We also challenged the food and drink industry, with Public Health England’s sugar reduction programme, to reduce the amount of sugar in the foods our children eat most by 20% by 2020. Some of the biggest players in the industry, including Waitrose, Nestlé and Kellogg’s, which a number of hon. Members mentioned, have already made positive moves towards that target. Data will be available in March this year to give us a better picture of how the whole market has responded—we will be naming names—and to show whether we have met our year one target of a 5% reduction. We remain positive, but we have been clear from the beginning that if sufficient progress has not been achieved, we will consider further action. We rule nothing out.

We further built on the foundations of the childhood obesity plan in August 2017 by announcing the extension of the reformulation programme to include calories. The Government will publish more detail of the evidence for action on calorie reduction, and our ambition and timelines for that, in early 2018.

Our plan also includes school-based interventions, which a couple of hon. Members mentioned, including the expansion of healthy breakfast clubs for schools in more deprived areas, with £10 million per year of funding coming from the soft drinks industry levy. That is on top of the doubling of the school sport premium, which is flowing into schools as we speak, and represents a £320 million annual investment in the health of our children. The hon. Member for Bristol East (Kerry McCarthy) asked whether that cash will continue to flow as companies take action. I will come back to that point, but the Treasury has guaranteed a level of funding over the next three years, regardless of what comes in from the levy. If she wants me to write to her to put that in more detail, I am happy to do so—I have found the note I meant to read out, but we have covered it anyway. Such actions will ensure that we are tackling the healthiness of the food offer available to all families. The evidence shows that that is absolutely the right thing to do.
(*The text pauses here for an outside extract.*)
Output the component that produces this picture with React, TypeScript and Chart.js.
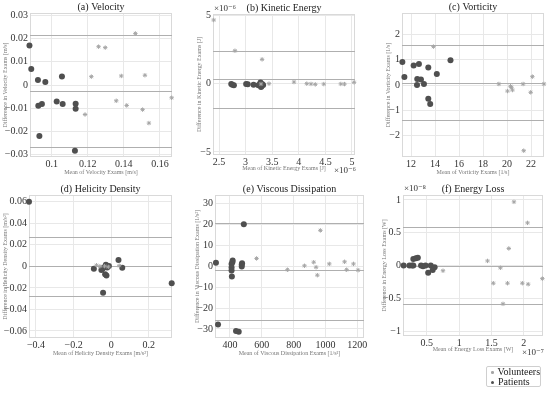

On marketing restrictions, another part of the jigsaw is how these foods are marketed, in particular to children, which is of course the central tenet of today’s debate. I thank the Centre for Social Justice and Cancer Research UK—I met both last week—and the Obesity Health Alliance for their recent reports highlighting the marketing of products high in fat, sugar and salt, or HFSS, to children. All are welcome updates that add to the debate.

This month marks 10 years since the first round of regulations to limit children’s exposure to marketing of products high in fat, salt and sugar, when we banned advertising of HFSS products in children’s television programming. We monitor that closely, including in my own home. At the weekend I tried to explain the premise of this debate to my children and, last night, when I phoned home, they told me that while watching a well-known commercial television channel they saw a slush drink mixed with sweets. Such products are being monitored closely in the Minister’s household as well as by my officials. When I get home, I will ask my children to show me that.
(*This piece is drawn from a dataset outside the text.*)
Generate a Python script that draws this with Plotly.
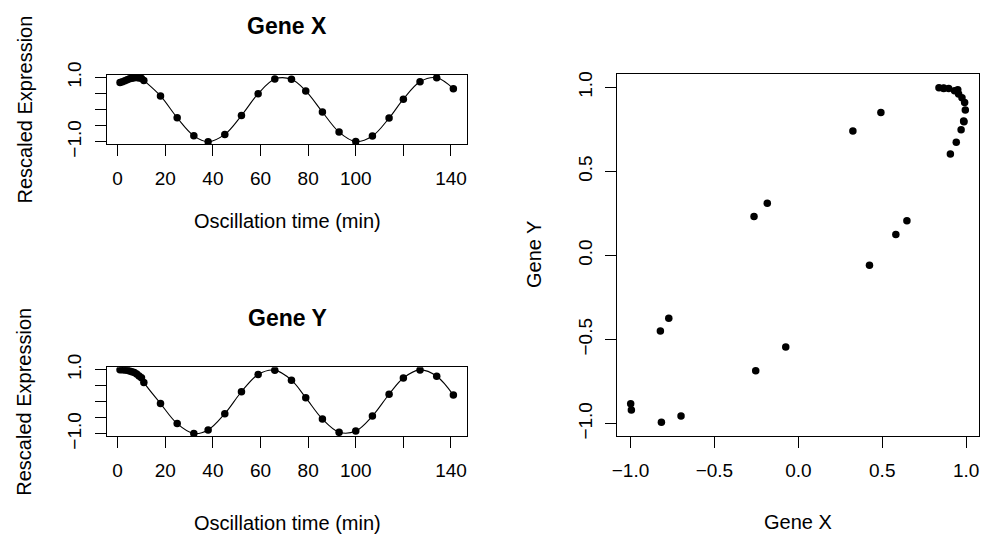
import plotly.graph_objects as go

# Sampling times (min) and rescaled expression of the two oscillating genes
time_min = [1, 2, 3, 4, 5, 6, 7, 8, 9, 10, 11,
            18, 25, 32, 38, 45, 52, 59, 66, 73, 79,
            86, 93, 100, 107, 114, 120, 127, 134, 141]
gene_x = [0.838, 0.866, 0.896, 0.931, 0.955, 0.975, 0.991, 0.995, 0.985, 0.970, 0.906,
          0.424, -0.254, -0.816, -0.999, -0.772, -0.185, 0.492, 0.950, 0.941, 0.581,
          -0.075, -0.699, -0.995, -0.822, -0.264, 0.325, 0.866, 0.987, 0.647]
gene_y = [0.998, 0.996, 0.993, 0.980, 0.960, 0.938, 0.910, 0.865, 0.800, 0.748, 0.603,
          -0.058, -0.685, -0.992, -0.881, -0.373, 0.311, 0.851, 0.985, 0.673, 0.125,
          -0.544, -0.955, -0.919, -0.449, 0.232, 0.740, 0.993, 0.795, 0.206]

time_ticks = [0, 20, 40, 60, 80, 100, 120, 140]
time_tick_text = ["0", "20", "40", "60", "80", "100", "", "140"]
expr_ticks = [-1.0, -0.5, 0.0, 0.5, 1.0]
expr_tick_text = ["\u22121.0", "", "", "", "1.0"]
phase_tick_text = ["\u22121.0", "\u22120.5", "0.0", "0.5", "1.0"]

W, H = 981, 534
FONT = "Liberation Sans, Arial, Helvetica, sans-serif"


def fx(p):
    return p / W


def fy(p):
    return 1 - p / H


def padded(vals, frac=0.04):
    lo, hi = min(vals), max(vals)
    d = (hi - lo) * frac
    return [lo - d, hi + d]


def axis_style(**kw):
    base = dict(
        showline=True, mirror=True, linecolor="black", linewidth=1,
        ticks="outside", ticklen=11, tickwidth=1, tickcolor="black",
        showgrid=False, zeroline=False, fixedrange=True, automargin=False,
        tickfont=dict(family=FONT, size=19, color="black"),
    )
    base.update(kw)
    return base


fig = go.Figure()

# Time courses: points joined by a smooth curve
fig.add_trace(go.Scatter(
    x=time_min, y=gene_x, mode="lines+markers", xaxis="x", yaxis="y",
    line=dict(color="black", width=1.1, shape="spline", smoothing=1.0),
    marker=dict(color="black", size=7.5), showlegend=False))
fig.add_trace(go.Scatter(
    x=time_min, y=gene_y, mode="lines+markers", xaxis="x2", yaxis="y2",
    line=dict(color="black", width=1.1, shape="spline", smoothing=1.0),
    marker=dict(color="black", size=7.5), showlegend=False))
# Phase plot of gene X against gene Y
fig.add_trace(go.Scatter(
    x=gene_x, y=gene_y, mode="markers", xaxis="x3", yaxis="y3",
    marker=dict(color="black", size=7.5), showlegend=False))

left_dom = [fx(106.7), fx(466.7)]
fig.update_layout(
    template="none",
    width=W, height=H,
    margin=dict(l=0, r=0, t=0, b=0, autoexpand=False),
    paper_bgcolor="white", plot_bgcolor="white",
    font=dict(family=FONT, color="black"),
    xaxis=axis_style(domain=left_dom, range=padded(time_min), anchor="y",
                     tickvals=time_ticks, ticktext=time_tick_text, ticklabelstandoff=6),
    yaxis=axis_style(domain=[fy(144.3), fy(75.0)], range=padded(gene_x), anchor="x",
                     tickvals=expr_ticks, ticktext=expr_tick_text, tickangle=-90,
                     ticklabelstandoff=6),
    xaxis2=axis_style(domain=left_dom, range=padded(time_min), anchor="y2",
                      tickvals=time_ticks, ticktext=time_tick_text, ticklabelstandoff=6),
    yaxis2=axis_style(domain=[fy(436.0), fy(367.2)], range=padded(gene_y), anchor="x2",
                      tickvals=expr_ticks, ticktext=expr_tick_text, tickangle=-90,
                      ticklabelstandoff=6),
    xaxis3=axis_style(domain=[fx(617.3), fx(978.7)], range=padded(gene_x), anchor="y3",
                      tickvals=expr_ticks, ticktext=phase_tick_text, ticklabelstandoff=6),
    yaxis3=axis_style(domain=[fy(435.7), fy(74.3)], range=padded(gene_y), anchor="x3",
                      tickvals=expr_ticks, ticktext=phase_tick_text, tickangle=-90,
                      ticklabelstandoff=6),
)

TITLE_SIZE = 20


def label(text, x, y, angle=0, size=TITLE_SIZE, bold=False):
    fig.add_annotation(
        text=f"<b>{text}</b>" if bold else text,
        x=fx(x), y=fy(y), xref="paper", yref="paper",
        xanchor="center", yanchor="middle", showarrow=False, textangle=angle,
        font=dict(family=FONT, size=size, color="black"))


label("Gene X", 287, 26, size=23, bold=True)
label("Gene Y", 287, 318, size=23, bold=True)
label("Oscillation time (min)", 287, 221)
label("Oscillation time (min)", 287, 523)
label("Rescaled Expression", 24, 109.5, angle=-90)
label("Rescaled Expression", 24, 401.7, angle=-90)
label("Gene X", 798, 522)
label("Gene Y", 534, 255, angle=-90)

fig.write_html("out.html")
Recently, we welcomed the Committee of Advertising Practice strengthening the non-broadcast regulations to ban marketing of HFSS products in children’s media, including in print, cinema, online and on social media. That point was made strongly by my hon. Friend the Member for Angus (Kirstene Hair) in her excellent speech.

The restrictions that the UK has in place, therefore, are among the toughest in the world, but I want to ensure that in the fast-paced world of marketing—many people spoke about how quickly that world is moving—it stays that way. We heard lots of “go further” calls, including by the hon. Member for Bristol East, and that is why we have invested £5 million to establish a policy research unit on obesity that will consider all the latest evidence on marketing and obesity, including in the advertising space. That is also why we are updating something called the nutrient profile model, which does not sound exciting but is important. It is the tool that helps advertisers determine which food and drink products are HFSS and, as a result, cannot be advertised to children. The purpose is to ensure that the model reflects the latest dietary advice. Public Health England expects to consult on that in early 2018.